• Written request: Return all of the data exactly as written, without the pictures.

• Data extract:
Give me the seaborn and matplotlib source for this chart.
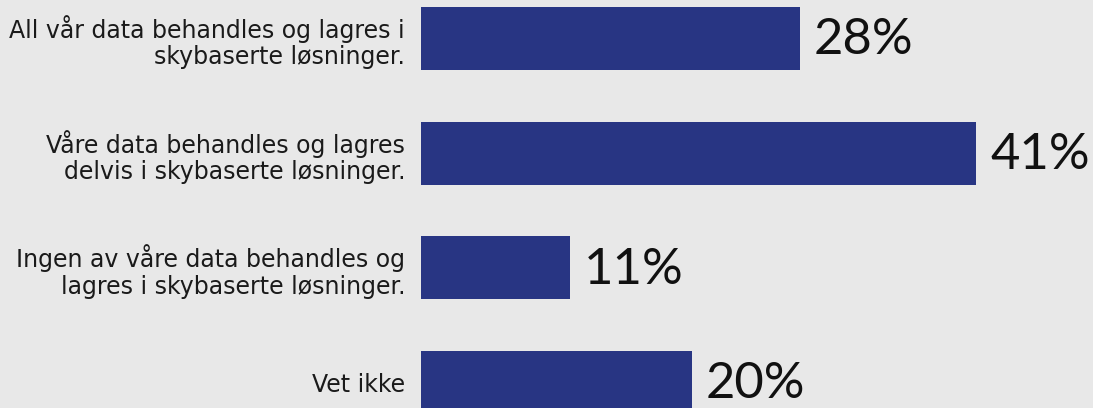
import matplotlib
matplotlib.use("Agg")
import matplotlib.pyplot as plt
import seaborn as sns
import pandas as pd

categories = [
    "All vår data behandles og lagres i\nskybaserte løsninger.",
    "Våre data behandles og lagres\ndelvis i skybaserte løsninger.",
    "Ingen av våre data behandles og\nlagres i skybaserte løsninger.",
    "Vet ikke",
]
values = [28, 41, 11, 20]

BG = "#e8e8e8"
BAR = "#283583"

sns.set_theme(style="white")
plt.rcParams["font.family"] = ["DejaVu Sans"]

df = pd.DataFrame({"kategori": categories, "andel": values})

fig = plt.figure(figsize=(10.93, 4.08), dpi=100, facecolor=BG)
ax = fig.add_axes([421 / 1093, 0.0, 1 - 421 / 1093, 1.0])
ax.set_facecolor(BG)

sns.barplot(data=df, x="andel", y="kategori", color=BAR, width=0.55,
            saturation=1, linewidth=0, ax=ax)

ax.set_xlim(0, 49.6)
ax.set_ylim(3.222, -0.336)

for i, v in enumerate(values):
    ax.text(v + 1.0, i + 0.015, f"{v}%", va="center", ha="left",
            fontsize=36.5, color="#111111", family=["Lato", "DejaVu Sans"])

ax.set_xlabel("")
ax.set_ylabel("")
ax.set_xticks([])
ax.tick_params(axis="y", length=0, pad=11.5)
for lbl in ax.get_yticklabels():
    lbl.set_fontsize(17)
    lbl.set_color("#1a1a1a")
    lbl.set_linespacing(1.12)
    lbl.set_horizontalalignment("right")
    lbl.set_multialignment("right")
for s in ax.spines.values():
    s.set_visible(False)

fig.savefig("out.png", dpi=100, facecolor=BG)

• Result below:
Give me the seaborn and matplotlib source for this chart.
import matplotlib
matplotlib.use("Agg")
import matplotlib.pyplot as plt
import seaborn as sns
import pandas as pd

categories = [
    "All vår data behandles og lagres i\nskybaserte løsninger.",
    "Våre data behandles og lagres\ndelvis i skybaserte løsninger.",
    "Ingen av våre data behandles og\nlagres i skybaserte løsninger.",
    "Vet ikke",
]
values = [28, 41, 11, 20]

BG = "#e8e8e8"
BAR = "#283583"

sns.set_theme(style="white")
plt.rcParams["font.family"] = ["DejaVu Sans"]

df = pd.DataFrame({"kategori": categories, "andel": values})

fig = plt.figure(figsize=(10.93, 4.08), dpi=100, facecolor=BG)
ax = fig.add_axes([421 / 1093, 0.0, 1 - 421 / 1093, 1.0])
ax.set_facecolor(BG)

sns.barplot(data=df, x="andel", y="kategori", color=BAR, width=0.55,
            saturation=1, linewidth=0, ax=ax)

ax.set_xlim(0, 49.6)
ax.set_ylim(3.222, -0.336)

for i, v in enumerate(values):
    ax.text(v + 1.0, i + 0.015, f"{v}%", va="center", ha="left",
            fontsize=36.5, color="#111111", family=["Lato", "DejaVu Sans"])

ax.set_xlabel("")
ax.set_ylabel("")
ax.set_xticks([])
ax.tick_params(axis="y", length=0, pad=11.5)
for lbl in ax.get_yticklabels():
    lbl.set_fontsize(17)
    lbl.set_color("#1a1a1a")
    lbl.set_linespacing(1.12)
    lbl.set_horizontalalignment("right")
    lbl.set_multialignment("right")
for s in ax.spines.values():
    s.set_visible(False)

fig.savefig("out.png", dpi=100, facecolor=BG)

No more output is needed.